New forest planting accounts for approximately 150 acres, not enough to make an ecological impact. “We need to start producing 1-to-2 million seedlings a year, and we’re currently establishing seed orchards to try to get to that level in the next ten to 20 years,” she says.

Good science and patience

Levine says in Maryland the annual cycle begins at the end of September when nuts are harvested and put into cold storage until spring when the seeds are planted.

“Once they grow large enough, they are inoculated with the blight fungus to test their resistance,” he says, pointing to a small hole where samples of blight had been inserted under the bark and wrapped with masking tape.

He follows a procedure proscribed by TACF called backcross breeding in which selected offspring of the first cross between Chinese and American chestnut are crossed with, or “back” to American chestnut in subsequent generations.

He says the process works, but has its limitations. “We now know, thanks to genetic sequence analysis, that the main reason is that there are too many genes involved in blight resistance to reliably capture them all in individual trees through backcross breeding,” he says. “Most of the genes we need are probably present in our breeding population, but not all concentrated in any single tree.”

Beginning in 2022 Maryland began crossing the state’s best trees with the best trees in Virginia. “The hope is that we will get higher levels of resistance,” he said. “It’s going to take a few years to sort this out. And, if the answer is no, it’s sort of back to the drawing board.”

“Science never works the way you set out, and you have to be flexible,” he adds.

Blight fungus kills trees.

Levine worked as a TACF volunteer for 20 years before he retired in 2016 from a career as a foreign service officer. Until late last year he was the Maryland chapter president.

He is currently working on a Ph.D. in plant science at the University of Maryland, developing a means to use a gene editing tool called CRISPR to efficiently manipulate the genome of the chestnut blight fungus.

“If you knock a gene out and the fungus grows well in a Petrie dish but not in the tree, you have found something that is important,” he said, noting the work takes a lot of trial and error.

In other efforts, TACF has partnered with the College of Environmental Science and Forestry (SUNY ESF) with a genetically engineered American chestnut called Darling 58. Studies show good results in the controlled experiments, finding enhanced resistance to blight using a single gene from wheat.

SUNY ESF has petitions before several federal agencies to apply unregulated status to the new strain. Fitzsimmons says the request is unprecedented, and would make the species the first genetically modified tree designed for release in the wild. She is encouraged by USDA’s draft review, which concludes that Darling 58 is unlikely to pose a plant pest risk and that the tree’s release is likely to have positive or similar benefits to that of planting other chestnuts.

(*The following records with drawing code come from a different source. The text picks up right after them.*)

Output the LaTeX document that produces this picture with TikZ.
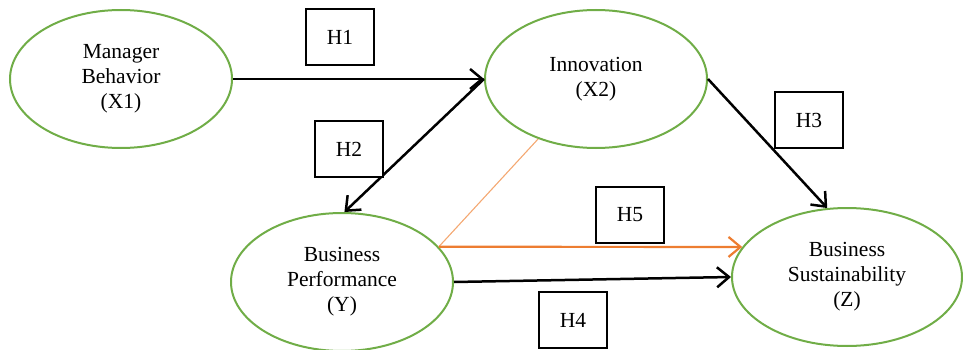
\documentclass[tikz,border=0pt]{standalone}
\usepackage{fontspec}
\setmainfont{Liberation Serif}
\usetikzlibrary{shapes.geometric,arrows.meta}
\definecolor{egreen}{HTML}{70AD47}
\definecolor{eorange}{HTML}{ED7D31}
\definecolor{lorange}{HTML}{F4A872}
\begin{document}
\begin{tikzpicture}[x=1pt,y=-1pt,
  construct/.style={ellipse,draw=egreen,line width=2pt,minimum width=222pt,minimum height=138pt,inner sep=0pt,align=center,font=\fontsize{21.5}{25}\selectfont},
  hbox/.style={draw=black,line width=1.3pt,fill=white,minimum width=68pt,minimum height=56pt,inner sep=0pt,font=\fontsize{21.5}{25}\selectfont},
  conn/.style={line width=2.5pt,-{Straight Barb[length=12pt,width=20pt,line width=2.5pt]}},
  oconn/.style={draw=eorange,line width=2.2pt,-{Straight Barb[length=12pt,width=20pt,line width=2.2pt]}}]
\useasboundingbox (0,0) rectangle (963,350);
\node[construct] (x1) at (121,79) {Manager\\Behavior\\(X1)};
\node[construct] (x2) at (596,79) {Innovation\\(X2)};
\node[construct] (yy) at (342,282) {Business\\Performance\\(Y)};
\node[construct,minimum width=230pt] (zz) at (847,277) {Business\\Sustainability\\(Z)};
\draw[conn] (x1.east) -- (x2.west);
\draw[conn] (x2.west) -- (yy.88);
\draw[conn] (x2.east) -- (zz.106);
\draw[draw=lorange,line width=1.1pt] (x2.226) -- (yy.20);
\draw[oconn] (yy.20) -- (zz.164);
\draw[conn] (yy.east) -- (zz.west);
\node[hbox] (h1) at (340,37) {H1};
\node[hbox] (h2) at (349,149) {H2};
\node[hbox] (h3) at (809,120) {H3};
\node[hbox] (h5) at (630,215) {H5};
\node[hbox] (h4) at (573,320) {H4};
\end{tikzpicture}
\end{document}
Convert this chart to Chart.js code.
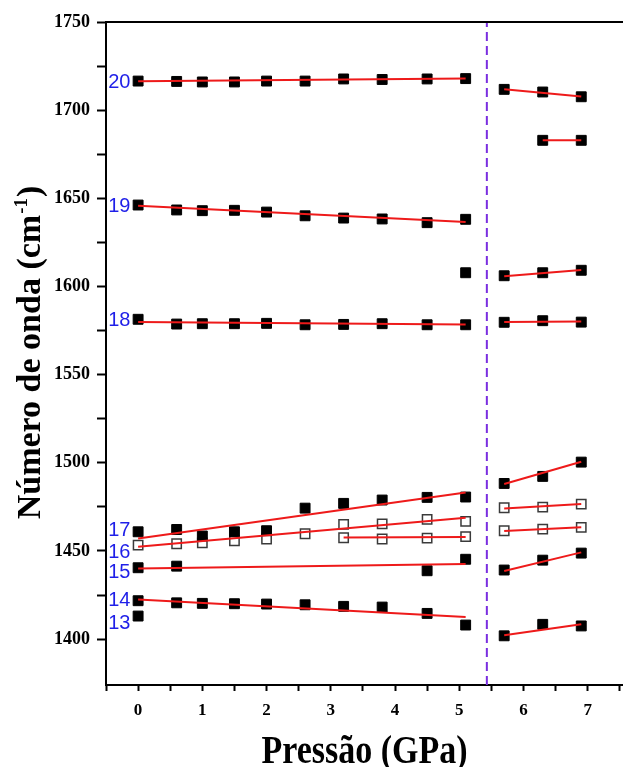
<!DOCTYPE html>
<html>
<head>
<meta charset="utf-8">
<title>Número de onda x Pressão</title>
<script src="https://cdn.jsdelivr.net/npm/chart.js@4.4.0/dist/chart.umd.min.js"></script>
<style>
  html, body { margin: 0; padding: 0; background: #fff; }
  #wrap { width: 623px; height: 767px; }
</style>
</head>
<body>
<div id="wrap"><canvas id="grafico" width="623" height="767"></canvas></div>
<script>
// pressões medidas (GPa), antes e depois da transição
let pressao = [0, 0.6, 1, 1.5, 2, 2.6, 3.2, 3.8, 4.5, 5.1];
let pressaoAlta = [5.7, 6.3, 6.9];

// números de onda (cm-1)
let banda20 = [1716.5, 1716.3, 1716.0, 1716.0, 1716.5, 1716.5, 1717.7, 1717.4, 1717.7, 1717.9];
let banda20Alta = [1711.8, 1710.3, 1707.6];
let banda20bAlta = [null, 1682.9, 1682.9];
let banda19 = [1646.2, 1643.4, 1643.0, 1643.2, 1642.2, 1640.1, 1638.8, 1638.3, 1636.2, 1638.1];
let banda19b = [null, null, null, null, null, null, null, null, null, 1607.8];
let banda19Alta = [1606.1, 1607.8, 1609.2];
let banda18 = [1581.4, 1578.7, 1578.9, 1578.9, 1579.1, 1578.3, 1578.5, 1578.9, 1578.3, 1578.3];
let banda18Alta = [1579.7, 1580.6, 1579.8];
let banda17 = [1460.9, 1462.2, 1458.5, 1460.9, 1461.5, 1474.3, 1477.0, 1478.9, 1480.4, 1480.6];
let banda17Alta = [1488.3, 1492.3, 1500.4];
let banda16 = [1453.3, 1454.1, 1454.6, 1455.8, 1456.8, 1459.8, 1465.1, 1465.4, 1467.9, 1466.8];
let banda16b = [null, null, null, null, null, null, 1457.5, 1456.8, 1457.3, 1458.1];
let banda16Alta = [1474.5, 1474.9, 1476.6];
let banda16bAlta = [1461.5, 1462.4, 1463.4];
let banda15 = [1440.5, 1441.4, null, null, null, null, null, null, 1438.8, 1445.3];
let banda15Alta = [1439.2, 1444.8, 1448.8];
let banda14 = [1421.8, 1420.6, 1420.3, 1420.1, 1419.9, 1419.5, 1418.6, 1418.2, 1414.6, 1408.0];
let banda14Alta = [1401.9, 1408.4, 1407.5];
let banda13 = [1413.1, null, null, null, null, null, null, null, null, null];

// retas de ajuste (extremos)
let ajustes = [
    [[0, 1716.4], [5.1, 1717.9]],
    [[5.7, 1711.8], [6.9, 1707.8]],
    [[6.3, 1682.9], [6.9, 1682.9]],
    [[0, 1645.8], [5.1, 1636.6]],
    [[5.7, 1605.8], [6.9, 1609.3]],
    [[0, 1579.8], [5.1, 1578.4]],
    [[5.7, 1579.9], [6.9, 1580.2]],
    [[0, 1457.1], [5.1, 1483.2]],
    [[5.7, 1488.0], [6.9, 1500.6]],
    [[0, 1452.4], [5.1, 1468.8]],
    [[3.2, 1457.7], [5.1, 1458.0]],
    [[5.7, 1474.1], [6.9, 1476.6]],
    [[5.7, 1461.3], [6.9, 1463.5]],
    [[0, 1440.1], [5.1, 1442.6]],
    [[5.7, 1438.7], [6.9, 1449.2]],
    [[0, 1422.5], [5.1, 1412.6]],
    [[5.7, 1402.2], [6.9, 1408.4]]
];

// transição de fase (linha tracejada)
let transicao = 5.43;

// rótulos das bandas
let rotulos = ['20', '19', '18', '17', '16', '15', '14', '13'];
let rotulosY = [1716.5, 1646.2, 1581.4, 1462.4, 1450.0, 1438.6, 1422.7, 1409.3];
let rotuloX = -0.12;

// eixos
let xMin = -0.5, xMax = 7.55;
let yMin = 1374, yMax = 1750;
let xTicks = [-0.5, 0, 0.5, 1, 1.5, 2, 2.5, 3, 3.5, 4, 4.5, 5, 5.5, 6, 6.5, 7, 7.5];
let yTicks = [1400, 1425, 1450, 1475, 1500, 1525, 1550, 1575, 1600, 1625, 1650, 1675, 1700, 1725, 1750];

let pontos = (xs, ys) => xs.map((x, i) => ({x: x, y: ys[i]})).filter(p => p.y !== null);

let cheio = (xs, ys) => ({
    data: pontos(xs, ys), pointStyle: 'rect', pointRadius: 7, pointHoverRadius: 7,
    backgroundColor: '#000', borderColor: '#000', borderWidth: 1, showLine: false, order: 2
});
let vazio = (xs, ys) => ({
    data: pontos(xs, ys), pointStyle: 'rect', pointRadius: 6.6, pointHoverRadius: 6.6,
    backgroundColor: '#fff', borderColor: '#3a3a3a', borderWidth: 1.5, showLine: false, order: 2
});
let ajuste = (seg) => ({
    data: seg.map(p => ({x: p[0], y: p[1]})), showLine: true, borderColor: '#ee1a1a',
    borderWidth: 2, pointRadius: 0, order: 1
});

let datasets = [
    cheio(pressao, banda20), cheio(pressaoAlta, banda20Alta), cheio(pressaoAlta, banda20bAlta),
    cheio(pressao, banda19), cheio(pressao, banda19b), cheio(pressaoAlta, banda19Alta),
    cheio(pressao, banda18), cheio(pressaoAlta, banda18Alta),
    cheio(pressao, banda17), cheio(pressaoAlta, banda17Alta),
    vazio(pressao, banda16), vazio(pressao, banda16b), vazio(pressaoAlta, banda16Alta), vazio(pressaoAlta, banda16bAlta),
    cheio(pressao, banda15), cheio(pressaoAlta, banda15Alta),
    cheio(pressao, banda14), cheio(pressaoAlta, banda14Alta),
    cheio(pressao, banda13)
];
ajustes.forEach(seg => datasets.push(ajuste(seg)));
datasets.push({
    data: [{x: transicao, y: yMin}, {x: transicao, y: yMax}], showLine: true,
    borderColor: '#7a2ee0', borderWidth: 2, borderDash: [9, 5], pointRadius: 0, order: 3
});

let fonteTick = (size) => ({family: '"Liberation Serif", "Times New Roman", serif', weight: 'bold', size: size});

// títulos, borda superior e rótulos azuis
let extras = {
    id: 'extras',
    afterDraw: (chart) => {
        let ctx = chart.ctx;
        let area = chart.chartArea;
        let sx = chart.scales.x;
        let sy = chart.scales.y;
        ctx.save();

        ctx.strokeStyle = '#000';
        ctx.lineWidth = 2;
        ctx.beginPath();
        ctx.moveTo(area.left - 1, area.top);
        ctx.lineTo(area.right, area.top);
        ctx.stroke();

        ctx.fillStyle = '#1f1fe8';
        ctx.font = '20px "Liberation Sans", Arial, sans-serif';
        ctx.textAlign = 'right';
        ctx.textBaseline = 'middle';
        rotulos.forEach((r, i) => {
            ctx.fillText(r, sx.getPixelForValue(rotuloX), sy.getPixelForValue(rotulosY[i]) + 1);
        });

        ctx.fillStyle = '#000';
        ctx.textBaseline = 'alphabetic';

        // título do eixo x
        ctx.save();
        ctx.translate((area.left + area.right) / 2, 763);
        ctx.scale(1, 1.15);
        ctx.font = 'bold 34px "Liberation Serif", "Times New Roman", serif';
        ctx.textAlign = 'center';
        ctx.fillText('Pressão (GPa)', 0, 0);
        ctx.restore();

        // título do eixo y com expoente
        ctx.save();
        ctx.translate(40, (area.top + area.bottom) / 2);
        ctx.rotate(-Math.PI / 2);
        ctx.textAlign = 'left';
        let principal = 'Número de onda (cm';
        let expoente = '-1';
        let fecha = ')';
        ctx.font = 'bold 34px "Liberation Serif", "Times New Roman", serif';
        let w1 = ctx.measureText(principal).width;
        let w3 = ctx.measureText(fecha).width;
        ctx.font = 'bold 19px "Liberation Serif", "Times New Roman", serif';
        let w2 = ctx.measureText(expoente).width;
        let x0 = -(w1 + w2 + w3) / 2;
        ctx.font = 'bold 34px "Liberation Serif", "Times New Roman", serif';
        ctx.fillText(principal, x0, 0);
        ctx.font = 'bold 19px "Liberation Serif", "Times New Roman", serif';
        ctx.fillText(expoente, x0 + w1 + 1, -13);
        ctx.font = 'bold 34px "Liberation Serif", "Times New Roman", serif';
        ctx.fillText(fecha, x0 + w1 + w2 + 2, 0);
        ctx.restore();

        ctx.restore();
    }
};

let grafico = new Chart(document.getElementById('grafico'), {
    type: 'scatter',
    data: {datasets: datasets},
    options: {
        responsive: false,
        animation: false,
        layout: {autoPadding: false, padding: {top: 22, right: 0, left: 0, bottom: 0}},
        plugins: {legend: {display: false}, tooltip: {enabled: false}},
        scales: {
            x: {
                type: 'linear', min: xMin, max: xMax,
                afterBuildTicks: s => { s.ticks = xTicks.map(v => ({value: v})); },
                afterFit: s => { s.height = 82; s.paddingLeft = 0; s.paddingRight = 0; },
                ticks: {
                    callback: v => Number.isInteger(v) ? String(v) : '',
                    font: fonteTick(17), color: '#000', padding: 9, maxRotation: 0, autoSkip: false
                },
                grid: {drawOnChartArea: false, tickLength: 6, color: '#000', tickWidth: 2},
                border: {color: '#000', width: 2}
            },
            y: {
                type: 'linear', min: yMin, max: yMax,
                afterBuildTicks: s => { s.ticks = yTicks.map(v => ({value: v})); },
                afterFit: s => { s.width = 106; },
                ticks: {
                    callback: v => v % 50 === 0 ? String(v) : '',
                    font: fonteTick(18), color: '#000', padding: 7, autoSkip: false
                },
                grid: {drawOnChartArea: false, tickLength: 9, color: '#000', tickWidth: 2},
                border: {color: '#000', width: 2}
            }
        }
    },
    plugins: [extras]
});
</script>
</body>
</html>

Final regulatory on deregulation may occur as early as spring 2023.

While Darling 58 would certainly be a game changer, Fitzsimmons says the work must continue on multiple fronts. “When you talk about something as big as disease resistance, you want as many tools as possible,” she says. “You make a more complicated puzzle that makes it harder for the disease to overcome in the long term.”

Fitzsimmons says gains for the American chestnut promote the overall health of the American forest. “You want the chestnut to get installed because we are going to face this challenge with more species. We need a template so that we can rescue [them] and have the diversity that our forested ecosystems need to continue to maintain themselves.”

Levine doesn’t expect to see any widescale return of the American chestnut in his lifetime. “Just because it takes a long time doesn’t mean that it is not worth doing,” he says. “I want these trees back in the forest.” !

Rosanne Skirble is a freelance writer in Silver Spring.